Ron’s birthday was last Saturday, he would’ve been 28. Instead he’s forever an imprint on our lives. My high school friends click with me in a great way. Who else would road trip to Canada in a ’91 Dodge Spirit?

We saw Ron the night before he died. He invited us to his house and hosted like he normally would, giving us chocolate and blaming it on his mom. He seemed happy, content, reflective on his past. He wasn’t in a hurry or desired to do anything but be together.

Ron sent a text the day he passed away. He reached out as a friend, saying he would be there for me when I needed him. He told me he understood depression, how he found healing and understanding.

Ron and I weren’t bffs, unfortunately I can’t say I remember a time when I acted as a great friend to him. But he would text me every other day, everyday. He’d say something funny, an inside joke, a song lyric. Something that brightened up my life or his. He was a regular, constant part of my life. I have a handful of friends that reach out. Ron always asked when I’d be in Chicago next. When I was coming back. When could we get together.

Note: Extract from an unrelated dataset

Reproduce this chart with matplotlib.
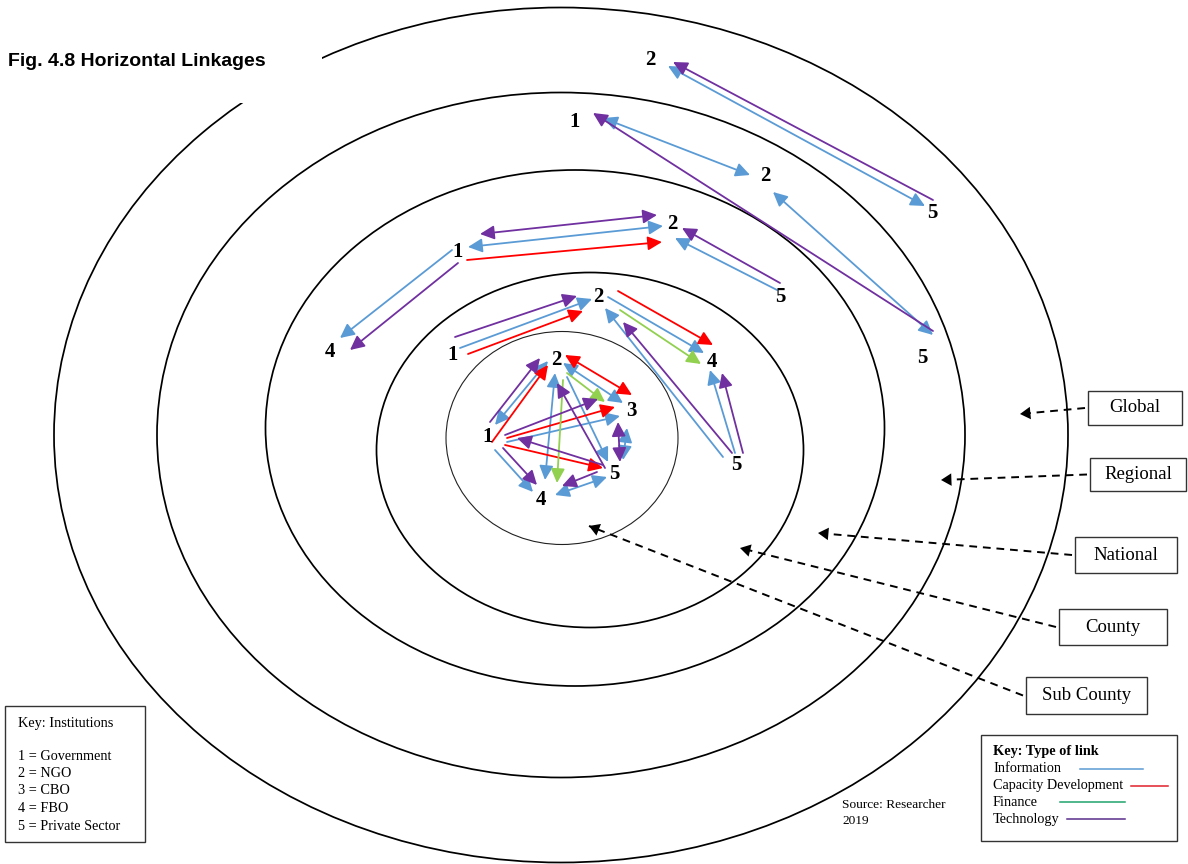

One of the strangest, greatest, and more difficult things about losing Ron is how he shows back up. I’m constantly reminded of things I want to text him about. Things we would laugh about or share. Things I don’t have anyone else to talk to about. Facebook has the “on this day,” feature, showing pictures, posts and comments from the past. Ron shows up all the time. He was constantly making jokes, posting funny videos or pictures. He was such a part of my life.

The last thing he did for me was to show compassion, concern, connection. I try to find acceptance with this loss. Part of that might be to embody Ron’s ability to be more than just an old friend, but a good friend.